Concernant la mise en scène, elle à la fois sobre et efficace. Sobre car elle s'adapte à la lenteur du temps qui passe pour son héros. beaucoup de longs plans fixes, de plans de paysages et quelques plans séquences parfaitement maîtrisés (la vente d'esclave où l'on suit le vendeur d'une pièce à l'autre, sorte de foire malsaine et dégradante). Efficace car McQueen a également recours à l'ellipse assez fréquemment, surtout lorsqu'il s'agit d'évacuer des actions que l'on devine et qui ne ferait qu'appuyer encore plus ce qui a été expliqué une scène avant (exécutions, pendaisons..) et au hors champs, ce qui rend parfois difficiles et poétiques certaines scènes du film, à l'image de cette séquence où l'on regarde une petite fille se faire des poupées à visage humain avec de la paille avec en fond sonore deux esclaves en train de se faire fouetter en hurlant. 

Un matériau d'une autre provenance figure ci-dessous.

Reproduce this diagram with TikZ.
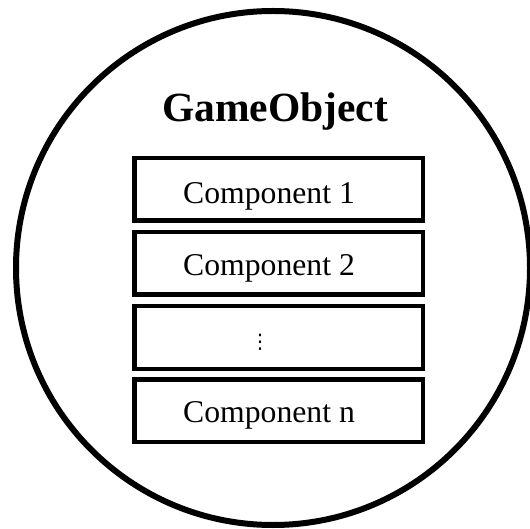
\documentclass[tikz,border=0pt]{standalone}
\usepackage{fontspec}
\setmainfont{Liberation Serif}
\newfontfamily\dvsans{DejaVu Sans}
\begin{document}
\begin{tikzpicture}[x=1pt,y=-1pt,
  compbox/.style={draw, line width=4.5pt, minimum width=288.5pt, minimum height=62.5pt, inner sep=0pt},
  comptext/.style={anchor=base, inner sep=0pt, font=\fontsize{31.7}{38}\selectfont},
  titletext/.style={anchor=base, inner sep=0pt, font=\fontsize{41.5}{50}\selectfont\bfseries}]
\useasboundingbox (0,0) rectangle (530,529);
\begin{scope}
  \clip (0,0) rectangle (530,529);
  \draw[line width=6pt] (273,268) circle (257pt);
\end{scope}
\node[titletext] (title) at (275,122) {GameObject};
\node[compbox] (b1) at (278.75,189.5) {};
\node[compbox] (b2) at (278.75,263.5) {};
\node[compbox] (b3) at (278.75,337.5) {};
\node[compbox] (b4) at (278.75,410.5) {};
\node[comptext] (t1) at (269,203.5) {Component 1};
\node[comptext] (t2) at (269,275.5) {Component 2};
\node[inner sep=0pt, font=\dvsans\fontsize{20}{24}\selectfont] (t3) at (260,342.5) {⋮};
\node[comptext] (t4) at (269,422.5) {Component n};
\end{tikzpicture}
\end{document}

Petite parenthèse concernant la violence du film, il vaut mieux être prévenu. Même si on est loin du grand guignol du Final de Django, la violence du film de McQueen est parfois à la limite du supportable, osant montrer des scènes de flagellation et leur résultat de manière froide et brutale, surtout dans la dernière partie du métrage. 

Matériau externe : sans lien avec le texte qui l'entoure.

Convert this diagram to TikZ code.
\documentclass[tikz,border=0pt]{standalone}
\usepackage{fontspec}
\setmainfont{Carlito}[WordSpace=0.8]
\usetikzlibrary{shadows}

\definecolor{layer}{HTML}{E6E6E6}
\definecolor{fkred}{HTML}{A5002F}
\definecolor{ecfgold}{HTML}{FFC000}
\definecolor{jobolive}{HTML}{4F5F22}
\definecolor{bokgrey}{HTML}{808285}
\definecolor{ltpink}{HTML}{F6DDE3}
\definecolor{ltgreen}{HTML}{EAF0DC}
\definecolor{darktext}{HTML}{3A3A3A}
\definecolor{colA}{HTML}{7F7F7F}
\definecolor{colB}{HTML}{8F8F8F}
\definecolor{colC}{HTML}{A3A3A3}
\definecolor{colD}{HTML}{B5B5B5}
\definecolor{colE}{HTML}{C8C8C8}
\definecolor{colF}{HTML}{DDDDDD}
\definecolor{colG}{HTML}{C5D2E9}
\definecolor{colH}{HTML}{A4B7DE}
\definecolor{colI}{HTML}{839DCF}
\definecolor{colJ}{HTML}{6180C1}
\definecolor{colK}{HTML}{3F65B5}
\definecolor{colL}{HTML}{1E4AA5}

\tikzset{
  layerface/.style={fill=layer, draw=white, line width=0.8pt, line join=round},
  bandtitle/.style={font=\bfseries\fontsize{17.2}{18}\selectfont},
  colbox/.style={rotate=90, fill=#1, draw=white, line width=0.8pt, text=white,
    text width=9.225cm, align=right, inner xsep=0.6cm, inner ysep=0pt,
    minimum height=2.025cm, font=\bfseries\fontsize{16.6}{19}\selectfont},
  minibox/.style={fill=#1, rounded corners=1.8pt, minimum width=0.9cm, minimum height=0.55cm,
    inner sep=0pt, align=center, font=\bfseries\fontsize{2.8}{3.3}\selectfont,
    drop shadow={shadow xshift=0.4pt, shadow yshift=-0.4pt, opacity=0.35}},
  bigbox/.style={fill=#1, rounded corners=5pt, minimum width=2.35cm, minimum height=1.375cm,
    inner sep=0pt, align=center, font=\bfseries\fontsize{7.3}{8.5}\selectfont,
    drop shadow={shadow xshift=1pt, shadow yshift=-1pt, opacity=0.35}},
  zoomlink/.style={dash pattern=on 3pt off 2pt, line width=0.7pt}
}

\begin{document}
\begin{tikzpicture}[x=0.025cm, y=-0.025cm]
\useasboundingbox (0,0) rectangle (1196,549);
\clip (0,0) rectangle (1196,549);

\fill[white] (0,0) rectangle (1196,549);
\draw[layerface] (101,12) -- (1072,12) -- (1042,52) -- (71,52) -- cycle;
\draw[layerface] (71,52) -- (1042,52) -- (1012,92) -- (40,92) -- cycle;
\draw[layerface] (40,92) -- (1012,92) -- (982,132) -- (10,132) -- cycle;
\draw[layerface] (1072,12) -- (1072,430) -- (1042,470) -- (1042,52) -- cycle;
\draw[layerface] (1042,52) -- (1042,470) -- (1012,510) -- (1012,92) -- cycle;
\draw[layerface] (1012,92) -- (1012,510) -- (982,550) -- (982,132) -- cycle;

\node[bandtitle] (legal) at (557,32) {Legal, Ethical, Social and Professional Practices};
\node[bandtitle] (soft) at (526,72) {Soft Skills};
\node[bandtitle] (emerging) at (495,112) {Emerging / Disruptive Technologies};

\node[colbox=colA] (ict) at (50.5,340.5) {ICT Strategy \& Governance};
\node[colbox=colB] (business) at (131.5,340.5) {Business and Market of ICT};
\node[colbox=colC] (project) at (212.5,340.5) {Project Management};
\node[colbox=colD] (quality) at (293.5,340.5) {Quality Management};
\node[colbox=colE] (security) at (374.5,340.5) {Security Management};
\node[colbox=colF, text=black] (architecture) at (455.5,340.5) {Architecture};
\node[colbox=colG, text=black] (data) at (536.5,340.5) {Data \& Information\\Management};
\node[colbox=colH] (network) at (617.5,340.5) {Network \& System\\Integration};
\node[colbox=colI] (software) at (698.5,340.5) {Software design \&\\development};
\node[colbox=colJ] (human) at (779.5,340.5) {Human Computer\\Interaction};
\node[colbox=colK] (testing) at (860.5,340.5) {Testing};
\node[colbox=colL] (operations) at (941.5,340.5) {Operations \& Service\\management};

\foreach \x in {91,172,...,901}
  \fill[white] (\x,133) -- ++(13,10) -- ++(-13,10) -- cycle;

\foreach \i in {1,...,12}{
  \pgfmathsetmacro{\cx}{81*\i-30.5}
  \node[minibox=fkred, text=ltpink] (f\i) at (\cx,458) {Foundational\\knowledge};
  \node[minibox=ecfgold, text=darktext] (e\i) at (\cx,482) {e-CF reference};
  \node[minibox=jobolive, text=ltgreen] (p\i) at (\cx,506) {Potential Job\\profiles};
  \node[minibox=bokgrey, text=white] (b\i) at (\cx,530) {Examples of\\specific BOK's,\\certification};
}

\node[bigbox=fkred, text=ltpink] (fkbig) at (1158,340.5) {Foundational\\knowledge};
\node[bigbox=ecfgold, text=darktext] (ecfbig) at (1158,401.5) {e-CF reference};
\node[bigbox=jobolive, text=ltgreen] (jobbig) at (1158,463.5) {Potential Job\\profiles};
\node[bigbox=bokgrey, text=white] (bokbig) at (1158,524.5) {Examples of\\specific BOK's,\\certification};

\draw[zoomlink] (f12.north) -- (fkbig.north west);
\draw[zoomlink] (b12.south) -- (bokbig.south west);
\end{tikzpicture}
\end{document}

Passons maintenant à l'interprétation. McQueen sait s'entourer pour raconter une histoire. Ce film contient un des plus beaux castings de l'année. Si Chiwetel Ejiofor est de tous les plans et impressionne par sa présence et son regard tout en violence et frustration, on retiendra surtout la performance de l'acteur fétiche de McQueen, Michael Fassbender. Acteur au charisme hallucinant, arrivant en un seul regard à passer du monstre à visage humain à tendre protecteur, il est celui par qui la chute arrive, réduisant à l'état animal tout homme qu'il aura pour esclave, justifiant les pires sévices par la Bible. Les échanges entre son personnage et Platt sont d'une violence psychologique assez terrifiante. Encore un qui ne l'aura pas volé, son oscar. Vous retrouverez également Paul Giamatti, Paul Dano, Brad Pitt et Benedict Cumberbatch, petite lueur d'humanité obligé de se comporter en monstre pour sauver un homme, et qui malgré lui poussera Platt dans la gueule d'un loup beaucoup plus dangereux et inhumain que lui. Les personnages féminins sont un peu en retrait, cantonnés aux rôles de femme jalouse et raciste (Sarah Paulson dans un rôle ingrat), ou d'esclave éprise de liberté mais suicidaire. 


L'esclavage est un sujet tellement riche et complexe qu'il existe autant de façon de faire des films dessus qu'il existe d'avis et de témoignages sur cette triste page des Etats-unis. Steeve McQueen, en adaptant l'histoire vraie de Solomon Northup, a réussi un film à la fois puissant et humain, triste mais rempli d'espoir, ne se posant jamais en juge ni en condamnant les actes commis par les américains blancs. Premier grand film de 2014 donc.